Keberadaan aparat penegak hukum semisal Kejaksaan, Kepolisian, Pengadilan, tak lagi sempurna dalam menjalankan fungsinya sesuai dengan sumpah jabatannya. Bahkan ada orang beranggapan, suatu perkara bisa diatasi dengan kekuangan “Hepeng”. Makanya ada slogan negatif dikalangan  Orang Batak “Hepeng Do Mangatur Negara On”. Bahkan di Sumatera Utara, singkatan SUMUT diplesetkan sebagai “Semua Urusan Mestu Uang Tunai”. Ngeri kan!!!.

Tapi kalau istilah di Jambi, penulis kurang paham. Namun yang jelas Budaya ATM ini sudah mendarah daging bagi oknum-oknum pejabat publik dan oknum penagak hukum, apalagi mereka yang mau pensiun dari Jambi ini.

KPK Buka Cabang?

Dalam menyikapi fenomena ini, Komisi Pemberantasan Korupsi (KPK) akan membuka cabang di daerah. Komisi Antirasuah dikabarkan ingin mendirikan sejumlah kantor perwakilan di beberapa provinsi selain di Jakarta. 

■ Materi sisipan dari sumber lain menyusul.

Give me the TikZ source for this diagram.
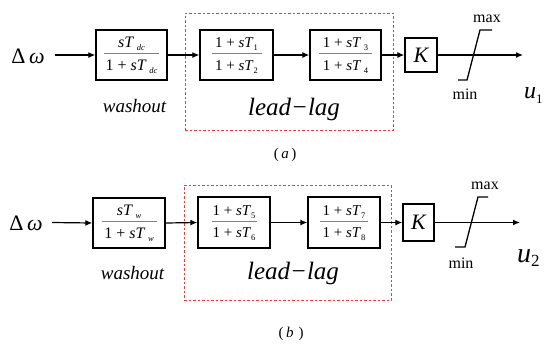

Mengutip SuaraPembaruan Edisi Senin (10/10/2016) Halaman 2 Utama, “Iya. Alasannya, lembaga itu ingin ada efesiensi anggaran namun tetap tajam dalam pemberantasan korupsi. Jadi, kalau ada operasi OTT atau pengembangan kasus di daerah, tak perlu mendesak digiring ke Kuningan (Jalan Kuningan, Jakarta Selatan,Red),” kata sumber SP di gedung parlemen.

Sumber itu mengungkapkan, pembangunan kantor cabang itu hanya di enam provinsi yaitu Riau, Sumut, Banten, Nanggroe Aceh Darussalam, Papua dan Papua Barat.

Pimpinan KPK, katanya, langsung yang berkomunikasi dengan Pimpinan DPR. “Ini ide menarik dan bagus, selama untuk pemberantasan korupsi. Kita bakal sampaikan ke fraksi-fraksi. Saya kira ini tujuan bagus, maka tinggal bagaimana menggiring opini keinginan KPK itu ke kawan-kawan,” katanya.

Disebutkan, kehadiran fisik KPK dalam satu daerah yang tingkat korupsinya terbilang tinggi akan membantu pengembangan sebuah perkara. “Dia harus melakukan penyelidikan dan penyidikan. Kalau hanya tangkap tangan melalui penyadapan itu terbatas sekali. Salah satu jalan melalui struktur untuk memperluas ke daerah-daerah yang menjadi efektif,” katanya. (Penulis Penggiat Media dan Blogger, Tinggal di Jambi).